>>>>>

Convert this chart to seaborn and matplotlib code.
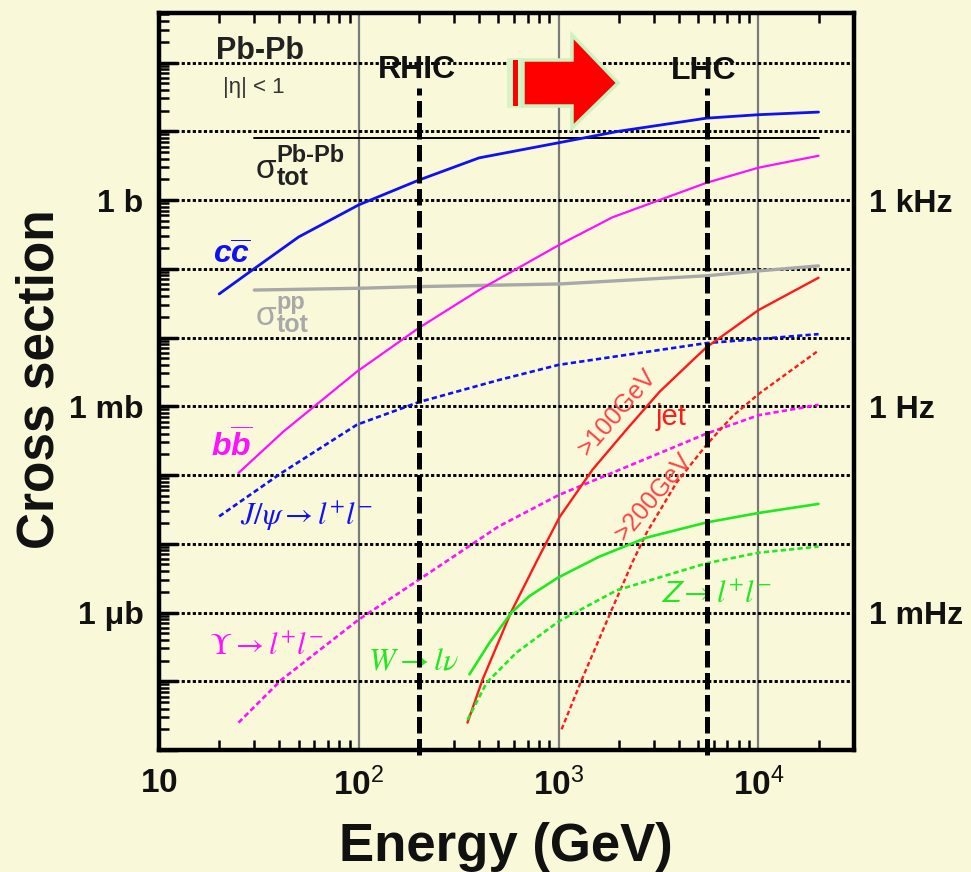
import matplotlib
matplotlib.use("Agg")
import matplotlib.pyplot as plt
import matplotlib.ticker as mticker
from matplotlib.patches import Polygon, Rectangle
import seaborn as sns

# ---- values: energy in GeV, cross section in barn ----
cc_E = [20, 28, 50, 100, 200, 400, 1000, 2000, 5500, 10000, 20000]
cc_sig = [0.043, 0.087, 0.29, 0.85, 1.95, 4.1, 6.8, 10.0, 15.5, 17.4, 19.0]

bb_E = [25, 42, 98, 200, 400, 1000, 1860, 5500, 10000, 20000]
bb_sig = [1.07e-4, 4.3e-4, 3.2e-3, 1.38e-2, 4.9e-2, 0.22, 0.56, 1.78, 2.95, 4.4]

jpsi_E = [20, 41, 98, 200, 500, 1000, 5500, 10000, 20000]
jpsi_sig = [2.5e-5, 1.07e-4, 5.4e-4, 1.15e-3, 2.4e-3, 4.0e-3, 8.3e-3, 9.5e-3, 1.12e-2]

ups_E = [25, 41, 100, 200, 500, 1000, 5500, 10000, 20000]
ups_sig = [2.5e-8, 1.05e-7, 7.9e-7, 3.0e-6, 1.78e-5, 5.1e-5, 4.0e-4, 7.4e-4, 1.05e-3]

jet100_E = [350, 416, 579, 785, 1012, 1480, 2190, 3200, 4700, 5500, 10000, 20000]
jet100_sig = [2.5e-8, 1.05e-7, 1.02e-6, 5.9e-6, 2.45e-5, 1.2e-4, 4.6e-4, 1.62e-3,
              4.7e-3, 7.2e-3, 2.5e-2, 7.4e-2]

jet200_E = [1035, 1300, 1800, 2350, 2760, 3900, 5500, 7400, 10000, 19600]
jet200_sig = [2.0e-8, 1.02e-7, 9.3e-7, 5.5e-6, 1.45e-5, 7.8e-5, 2.75e-4, 7.1e-4, 1.5e-3, 6.2e-3]

W_E = [358, 450, 581, 716, 990, 1600, 2760, 5500, 10000, 20000]
W_sig = [1.26e-7, 3.6e-7, 1.0e-6, 1.74e-6, 3.2e-6, 6.5e-6, 1.23e-5, 2.04e-5, 2.8e-5, 3.8e-5]

Z_E = [350, 436, 614, 1000, 1950, 5500, 10000, 20000]
Z_sig = [2.75e-8, 9.5e-8, 2.6e-7, 7.4e-7, 2.1e-6, 5.2e-6, 7.4e-6, 9.1e-6]

pp_tot_E = [30, 100, 200, 1000, 5500, 10000, 20000]
pp_tot_sig = [0.049, 0.052, 0.055, 0.060, 0.079, 0.093, 0.11]

pbpb_tot_E = [30, 20000]
pbpb_tot_sig = [7.9, 7.9]

collider_names = ["RHIC", "LHC"]
collider_E = [200, 5500]
collider_top = 42.0   # barn, where the dashed collider markers start

x_ticks = [10, 100, 1000, 10000]
x_ticklabels = [r"$\mathbf{10}$", r"$\mathbf{10}^{2}$", r"$\mathbf{10}^{3}$", r"$\mathbf{10}^{4}$"]
y_ticks = [1.0, 1e-3, 1e-6]
y_ticklabels = ["1 b", "1 mb", "1 \u03bcb"]
rate_ticklabels = ["1 kHz", "1 Hz", "1 mHz"]

BG = "#F9F9DA"
INK = "#111111"
BLUE, MAGENTA, RED, GREEN, GREY = "#1010F5", "#FF10FF", "#FF1A1A", "#22E822", "#A8A8A8"
DASH = (0, (2.0, 1.2))

sns.set_theme(style="ticks")
plt.rcParams["font.family"] = ["Liberation Sans", "DejaVu Sans"]
plt.rcParams.update({
    "text.color": "black",
    "axes.labelcolor": "black",
    "xtick.color": "black",
    "ytick.color": "black",
    "mathtext.fontset": "custom",
    "mathtext.rm": "Liberation Sans",
    "mathtext.it": "Liberation Sans:italic:bold",
    "mathtext.bf": "Liberation Sans:bold",
    "mathtext.sf": "Liberation Sans",
})

W_PX, H_PX = 971, 872
AX_L, AX_R, AX_T, AX_B = 159, 854, 13, 750

fig = plt.figure(figsize=(W_PX / 100, H_PX / 100), dpi=100, facecolor=BG)
ax = fig.add_axes([AX_L / W_PX, 1 - AX_B / H_PX, (AX_R - AX_L) / W_PX, (AX_B - AX_T) / H_PX])
ax.set_facecolor(BG)
ax.set_xscale("log")
ax.set_yscale("log")


def px(x, y):
    """pixel position in the 971x872 picture -> axes fraction"""
    return (x - AX_L) / (AX_R - AX_L), (AX_B - y) / (AX_B - AX_T)


# ---- curves ----
curves = [
    (pbpb_tot_E, pbpb_tot_sig, "black", "-", 1.4),
    (pp_tot_E, pp_tot_sig, GREY, "-", 2.4),
    (cc_E, cc_sig, BLUE, "-", 2.0),
    (bb_E, bb_sig, MAGENTA, "-", 1.6),
    (jpsi_E, jpsi_sig, BLUE, DASH, 1.9),
    (ups_E, ups_sig, MAGENTA, DASH, 1.9),
    (jet100_E, jet100_sig, RED, "-", 1.7),
    (jet200_E, jet200_sig, RED, DASH, 1.7),
    (W_E, W_sig, GREEN, "-", 1.9),
    (Z_E, Z_sig, GREEN, DASH, 1.9),
]
for E, sig, col, ls, lw in curves:
    sns.lineplot(x=E, y=sig, ax=ax, color=col, linestyle=ls, linewidth=lw, zorder=3)

ax.vlines(collider_E, 10 ** -8.07, collider_top, colors="black", linestyles=(0, (3.3, 1.1)),
          linewidth=3.6, zorder=4, clip_on=False)

ax.set_xlim(10, 30100)
ax.set_ylim(1e-8, 10 ** 2.72)

# ---- axes, ticks, grid ----
ax.xaxis.set_major_locator(mticker.FixedLocator(x_ticks))
ax.xaxis.set_major_formatter(mticker.FixedFormatter(x_ticklabels))
ax.xaxis.set_minor_locator(mticker.LogLocator(base=10, subs=range(2, 10), numticks=20))
ax.xaxis.set_minor_formatter(mticker.NullFormatter())
ax.yaxis.set_major_locator(mticker.LogLocator(base=10, numticks=20))
ylab = dict(zip(y_ticks, y_ticklabels))
ax.yaxis.set_major_formatter(mticker.FuncFormatter(
    lambda v, pos: next((t for k, t in ylab.items() if abs(v / k - 1) < 1e-6), "")))
ax.yaxis.set_minor_locator(mticker.LogLocator(base=10, subs=range(2, 10), numticks=20))
ax.yaxis.set_minor_formatter(mticker.NullFormatter())

ax.tick_params(axis="x", which="major", length=0, pad=13, labelsize=24, labelcolor=INK)
ax.tick_params(axis="y", which="major", direction="in", length=14, width=2.5,
               left=True, right=True, pad=11, labelsize=23, labelcolor=INK)
ax.tick_params(which="minor", direction="in", length=7, width=1.8,
               top=True, bottom=True, left=True, right=True, color="black")
for lbl in ax.get_yticklabels():
    lbl.set_fontweight("bold")

ax.grid(False)
ax.grid(axis="y", which="major", color="black", linestyle=(0, (1.1, 0.8)), linewidth=2.1, zorder=1)
ax.grid(axis="x", which="major", color="#7a7a7a", linestyle="-", linewidth=1.6, zorder=1)
for s in ax.spines.values():
    s.set_linewidth(3.2)
    s.set_color("black")
ax.set_xlabel("")
ax.set_ylabel("")

# right-hand rate scale
ax2 = ax.twinx()
ax2.set_yscale("log")
ax2.set_ylim(ax.get_ylim())
ax2.set_yticks(y_ticks)
ax2.set_yticklabels(rate_ticklabels, fontweight="bold")
ax2.yaxis.set_minor_locator(mticker.NullLocator())
ax2.tick_params(axis="y", length=0, pad=11, labelsize=23, labelcolor=INK)
ax2.grid(False)
for s in ax2.spines.values():
    s.set_visible(False)

# axis titles
fig.text(40 / W_PX, 1 - 379 / H_PX, "Cross section", rotation=90, ha="center", va="center",
         fontsize=37, fontweight="bold", color=INK)
fig.text(506 / W_PX, 1 - 861 / H_PX, "Energy (GeV)", ha="center", va="baseline",
         fontsize=38, fontweight="bold", color=INK)

# ---- annotations ----
def label(x, y, s, **kw):
    kw.setdefault("transform", ax.transAxes)
    return ax.text(*px(x, y), s, **kw)


label(260, 51, "Pb-Pb", ha="center", va="center", fontsize=22, fontweight="bold", color="#222222")
label(254, 87, "|\u03b7| < 1", ha="center", va="center", fontsize=16, color="#333333")
label(417, 70, "RHIC", ha="center", va="center", fontsize=23, fontweight="bold", color=INK)
label(704, 71, "LHC", ha="center", va="center", fontsize=23, fontweight="bold", color=INK)


def sigma_tot(x, y, sup, col):
    label(x, y, "\u03c3", ha="left", va="baseline", fontsize=24, color=col)
    label(x + 20, y - 16, sup, ha="left", va="baseline", fontsize=17, fontweight="bold", color=col)
    label(x + 21, y + 7, "tot", ha="left", va="baseline", fontsize=18, fontweight="bold", color=col)


sigma_tot(256, 178, "Pb-Pb", "#222222")
sigma_tot(256, 325, "pp", GREY)

label(213, 256, r"$c\overline{c}$", ha="left", va="center", fontsize=23, color=BLUE)
label(211, 446, r"$b\overline{b}$", ha="left", va="center", fontsize=23, color=MAGENTA)
label(240, 516, r"$J/\psi\rightarrow l^{+}l^{-}$", ha="left", va="center", fontsize=22,
      color=BLUE, math_fontfamily="stix")
label(209, 647, r"$\Upsilon\rightarrow l^{+}l^{-}$", ha="left", va="center", fontsize=22,
      color=MAGENTA, math_fontfamily="stix")
label(368, 662, r"$W\rightarrow l\nu$", ha="left", va="center", fontsize=23,
      color=GREEN, math_fontfamily="stix")
label(660, 595, r"$\mathsf{Z}\rightarrow l^{+}l^{-}$", ha="left", va="center", fontsize=22,
      color=GREEN, math_fontfamily="stix")
label(671, 417, "jet", ha="center", va="center", fontsize=21, color=RED)
label(617, 412, ">100GeV", ha="center", va="center", fontsize=18, color="#FF4444",
      rotation=49, rotation_mode="anchor")
label(654, 497, ">200GeV", ha="center", va="center", fontsize=18, color="#FF4444",
      rotation=50, rotation_mode="anchor")

# the red "RHIC -> LHC" arrow
arrow_pts = [(523, 60), (572, 60), (572, 35), (618, 83), (572, 128), (572, 106), (523, 106)]
ax.add_patch(Rectangle(px(507, 108), (523 - 507) / (AX_R - AX_L), (108 - 58) / (AX_B - AX_T),
                       transform=ax.transAxes, facecolor="#D6F5C6", edgecolor="none", zorder=5))
ax.add_patch(Rectangle(px(513, 106), (518 - 513) / (AX_R - AX_L), (106 - 60) / (AX_B - AX_T),
                       transform=ax.transAxes, facecolor="#FF0000", edgecolor="none", zorder=6))
ax.add_patch(Polygon([px(x, y) for x, y in arrow_pts], closed=True, transform=ax.transAxes,
                     facecolor="#FF0000", edgecolor="#CCF2C0", linewidth=2.5, zorder=6))

fig.savefig("out.png", dpi=100, facecolor=BG)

<<<<<

▸ **What you are asked to do**:
Your task is to reproduce exactly the lines from the start of the data above through the line containing "import seaborn as sns", leaving every picture out.

▸ **Full output**:
Convert this chart to seaborn and matplotlib code.
import matplotlib
matplotlib.use("Agg")
import matplotlib.pyplot as plt
import matplotlib.ticker as mticker
from matplotlib.patches import Polygon, Rectangle
import seaborn as sns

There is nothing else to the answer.